On top of that, many different performance groups will be moving through the route. No matter where you are, you're going to stumble upon something. You might see the Centennial High School Marching Band from Compton playing along the way, or the USC Trojan Marching Band. You might see giant puppets by Wayne White, or a group of skeleton puppets on bicycles by Self-Help Graphics. You might see a moving set of Taiko drums. We've also commissioned two custom-made pedicabs; one will pull a baby grand Steinway piano, and the other will carry quartets made up of members of the LA Phil performing.
I can say without exaggeration that I've never seen an event this complex and layered. Between the festival hubs, the site-specific pop-ups, and the traveling entertainment, this event is basically eight miles of non-stop music, dance, and performance.
Lastly, given your decades of experiencing engaging the public in the arts, how might the might the Phil's day-long public festival celebrating LA's greatest places and artists inspire similar arts events leading up to the LA 2028 Olympics?
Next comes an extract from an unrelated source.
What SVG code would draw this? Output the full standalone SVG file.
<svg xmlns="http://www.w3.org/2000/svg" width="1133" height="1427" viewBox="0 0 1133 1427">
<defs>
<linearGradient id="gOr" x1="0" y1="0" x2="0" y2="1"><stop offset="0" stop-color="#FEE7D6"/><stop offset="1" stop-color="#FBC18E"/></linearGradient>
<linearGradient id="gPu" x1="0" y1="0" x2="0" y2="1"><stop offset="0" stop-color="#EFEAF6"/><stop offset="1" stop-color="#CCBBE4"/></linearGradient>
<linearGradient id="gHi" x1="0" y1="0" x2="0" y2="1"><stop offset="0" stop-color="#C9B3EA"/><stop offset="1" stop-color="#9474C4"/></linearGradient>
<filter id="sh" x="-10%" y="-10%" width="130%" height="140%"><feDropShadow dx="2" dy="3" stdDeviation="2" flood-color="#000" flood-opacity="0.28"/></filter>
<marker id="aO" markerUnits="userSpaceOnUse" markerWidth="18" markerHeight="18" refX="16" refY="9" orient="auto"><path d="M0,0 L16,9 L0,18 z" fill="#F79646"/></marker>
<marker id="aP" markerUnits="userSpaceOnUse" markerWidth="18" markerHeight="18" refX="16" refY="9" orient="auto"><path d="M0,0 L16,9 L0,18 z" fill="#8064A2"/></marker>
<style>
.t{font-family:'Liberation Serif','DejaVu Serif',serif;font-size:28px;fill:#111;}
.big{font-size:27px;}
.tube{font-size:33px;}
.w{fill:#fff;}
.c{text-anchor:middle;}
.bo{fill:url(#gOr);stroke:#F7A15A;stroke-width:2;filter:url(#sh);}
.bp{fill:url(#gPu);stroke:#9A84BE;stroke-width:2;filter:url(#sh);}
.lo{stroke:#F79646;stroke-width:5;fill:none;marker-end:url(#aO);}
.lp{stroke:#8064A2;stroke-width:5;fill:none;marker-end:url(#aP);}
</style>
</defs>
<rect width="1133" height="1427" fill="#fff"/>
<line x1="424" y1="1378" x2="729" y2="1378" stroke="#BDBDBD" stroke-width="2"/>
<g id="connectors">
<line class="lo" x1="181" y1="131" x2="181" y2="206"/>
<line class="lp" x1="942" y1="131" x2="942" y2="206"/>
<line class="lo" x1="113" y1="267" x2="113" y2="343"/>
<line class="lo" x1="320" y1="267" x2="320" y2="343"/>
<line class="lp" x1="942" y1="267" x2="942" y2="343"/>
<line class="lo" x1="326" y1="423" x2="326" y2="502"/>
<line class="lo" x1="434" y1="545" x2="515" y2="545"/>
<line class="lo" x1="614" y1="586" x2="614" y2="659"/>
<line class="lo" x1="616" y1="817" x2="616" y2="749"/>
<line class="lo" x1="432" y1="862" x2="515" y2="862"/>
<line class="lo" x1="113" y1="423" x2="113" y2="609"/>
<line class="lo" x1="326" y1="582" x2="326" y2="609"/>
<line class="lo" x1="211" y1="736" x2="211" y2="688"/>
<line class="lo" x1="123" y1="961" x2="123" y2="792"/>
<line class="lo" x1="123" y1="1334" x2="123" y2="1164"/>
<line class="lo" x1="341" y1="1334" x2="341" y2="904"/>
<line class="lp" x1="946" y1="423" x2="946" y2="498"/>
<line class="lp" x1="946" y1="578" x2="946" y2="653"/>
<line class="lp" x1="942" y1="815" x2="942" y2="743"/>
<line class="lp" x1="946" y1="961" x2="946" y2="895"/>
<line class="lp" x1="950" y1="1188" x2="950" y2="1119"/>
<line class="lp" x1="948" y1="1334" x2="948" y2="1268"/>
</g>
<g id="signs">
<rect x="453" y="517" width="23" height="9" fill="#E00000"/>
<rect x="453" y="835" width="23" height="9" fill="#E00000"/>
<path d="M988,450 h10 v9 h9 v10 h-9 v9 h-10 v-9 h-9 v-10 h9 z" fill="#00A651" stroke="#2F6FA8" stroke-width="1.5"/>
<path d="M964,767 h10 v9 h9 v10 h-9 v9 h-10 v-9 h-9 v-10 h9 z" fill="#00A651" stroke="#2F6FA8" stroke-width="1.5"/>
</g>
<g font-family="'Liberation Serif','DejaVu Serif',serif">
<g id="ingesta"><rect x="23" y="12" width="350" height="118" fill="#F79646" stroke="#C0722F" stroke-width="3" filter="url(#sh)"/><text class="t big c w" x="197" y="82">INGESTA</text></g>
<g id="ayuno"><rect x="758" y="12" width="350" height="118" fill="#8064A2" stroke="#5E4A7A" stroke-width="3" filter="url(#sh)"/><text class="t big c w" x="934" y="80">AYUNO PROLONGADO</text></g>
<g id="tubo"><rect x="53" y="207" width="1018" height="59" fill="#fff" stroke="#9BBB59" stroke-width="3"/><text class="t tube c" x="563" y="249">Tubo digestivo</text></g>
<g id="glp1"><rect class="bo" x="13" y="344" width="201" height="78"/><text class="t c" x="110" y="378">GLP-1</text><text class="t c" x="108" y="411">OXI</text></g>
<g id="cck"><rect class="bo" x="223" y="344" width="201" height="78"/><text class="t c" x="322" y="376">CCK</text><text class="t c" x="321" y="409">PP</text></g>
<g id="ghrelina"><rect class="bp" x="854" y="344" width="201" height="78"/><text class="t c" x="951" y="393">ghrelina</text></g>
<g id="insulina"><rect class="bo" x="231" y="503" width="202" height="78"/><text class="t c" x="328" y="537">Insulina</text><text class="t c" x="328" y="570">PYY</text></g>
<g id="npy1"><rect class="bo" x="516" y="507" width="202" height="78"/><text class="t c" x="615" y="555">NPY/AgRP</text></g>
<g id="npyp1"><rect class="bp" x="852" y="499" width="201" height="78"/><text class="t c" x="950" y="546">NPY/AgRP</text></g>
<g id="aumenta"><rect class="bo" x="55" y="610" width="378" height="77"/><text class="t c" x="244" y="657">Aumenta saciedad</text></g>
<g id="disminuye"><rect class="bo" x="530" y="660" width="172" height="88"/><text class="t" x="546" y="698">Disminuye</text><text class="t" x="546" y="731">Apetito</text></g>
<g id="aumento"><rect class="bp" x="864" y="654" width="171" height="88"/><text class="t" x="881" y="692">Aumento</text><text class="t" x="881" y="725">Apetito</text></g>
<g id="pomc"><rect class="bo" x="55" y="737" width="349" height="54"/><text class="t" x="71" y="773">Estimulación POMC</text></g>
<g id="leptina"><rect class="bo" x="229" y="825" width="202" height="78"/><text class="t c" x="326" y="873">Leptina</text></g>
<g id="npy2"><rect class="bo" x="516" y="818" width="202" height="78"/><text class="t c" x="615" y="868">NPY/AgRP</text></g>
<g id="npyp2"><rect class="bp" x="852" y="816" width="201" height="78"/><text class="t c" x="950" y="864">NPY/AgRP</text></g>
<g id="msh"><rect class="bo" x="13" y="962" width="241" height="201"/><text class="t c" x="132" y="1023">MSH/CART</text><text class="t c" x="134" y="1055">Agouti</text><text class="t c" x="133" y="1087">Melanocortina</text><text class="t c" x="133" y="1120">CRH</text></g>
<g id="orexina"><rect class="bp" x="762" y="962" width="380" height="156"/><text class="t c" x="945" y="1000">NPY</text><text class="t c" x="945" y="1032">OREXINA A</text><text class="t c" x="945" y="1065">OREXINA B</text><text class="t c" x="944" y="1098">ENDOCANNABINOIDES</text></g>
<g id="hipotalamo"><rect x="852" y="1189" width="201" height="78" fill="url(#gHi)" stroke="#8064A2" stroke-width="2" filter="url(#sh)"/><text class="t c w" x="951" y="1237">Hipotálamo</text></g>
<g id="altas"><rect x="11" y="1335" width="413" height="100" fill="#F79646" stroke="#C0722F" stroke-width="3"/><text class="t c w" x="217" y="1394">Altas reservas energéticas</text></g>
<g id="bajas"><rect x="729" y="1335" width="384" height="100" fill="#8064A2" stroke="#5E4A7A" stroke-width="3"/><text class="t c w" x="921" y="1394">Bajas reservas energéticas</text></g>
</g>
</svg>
As Los Angeles thinks about the 2028 Olympics, we have to think not only about venues for sports attractions, but also about the Olympic Arts Festival.
The 1984 Olympics Arts Festival played a big role in my life personally, but I also saw how it transformed Los Angeles—the audiences, the things that were presented, and the venues they were presented in. It had a lasting legacy.
I think Celebrate LA could be a template for LA's 2028 Arts Festival. It is sui generis; no other city has done anything quite like this that I know of. And it truly shows off Los Angeles. It's very LA to have a celebration on the streets, to incorporate CicLAvia, and to have local artists, big and small, performing.
It would be great if we could project this model onto the marathon route, for example. It would open up the Olympics to Angelenos, so that hundreds of thousands of people could be a part of the event, celebrate in their communities, and viscerally stitch together the city.
But even if that doesn't happen, I think this event is a big kick in the butt for all of us in the LA arts community to see so many different groups here. I hope it gets the attention it deserves, because this is a history-making event.